Chapter 129 – Inheritance
The rooftop stretched around them like a forgotten stage — symmetrical, sterile, unnaturally still. Fog clung to the gravel like it had been waiting for them, curling around blast shields and dead scaffolds, unwilling to move. The sky above wasn’t just gray — it was blank. Watching.
Hernan walked first.
Gemini followed a pace behind, not guiding, not guarding — just close enough to catch something if it fell. Him. The truth. Or maybe both.
They said time could bend in the presence of memory.
This place proved it.
The air smelled like static. Not ozone. Not rust. Static. The kind that came from a live wire too thin to see. They hadn’t said anything since they surfaced. No comms. No plan. Only motion. Only instinct.

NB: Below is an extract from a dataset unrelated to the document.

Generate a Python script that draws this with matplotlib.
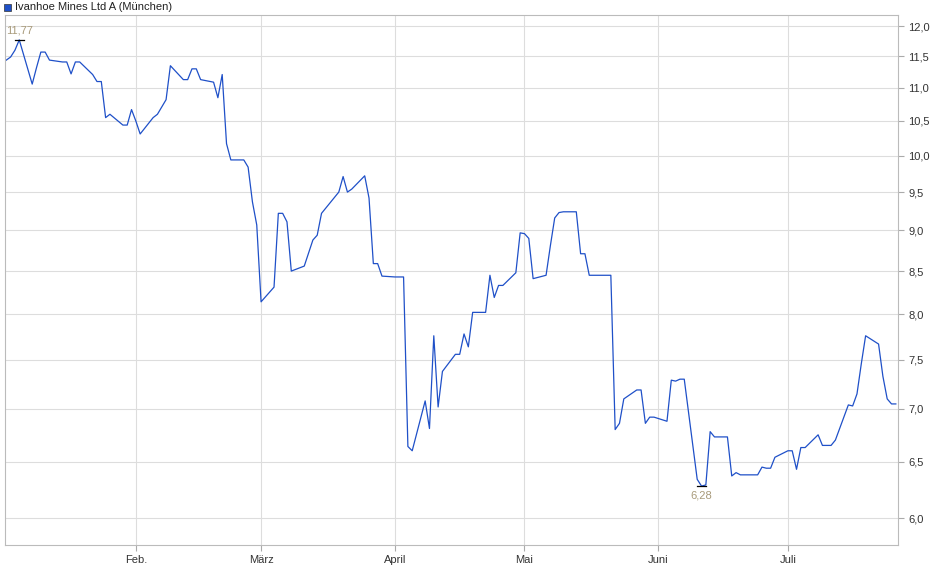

The old comms mast loomed at the rooftop’s far end, a steel finger pointing into the low clouds. Bent, not broken — like something had forced it to listen in a different direction. The dish unit was curled inward like a closed ear, warped by time or heat or intent. Cables trailed down its spine like veins, long-severed.
At its base, the terminal was buried under layers of fused plating and sediment. Torn stabilizers framed it like the ribs of a shipwreck.
"This thing’s dead," Hernan said, crouching beside it.
But he didn’t say it like he believed it.
He said it like a question waiting to be disproven.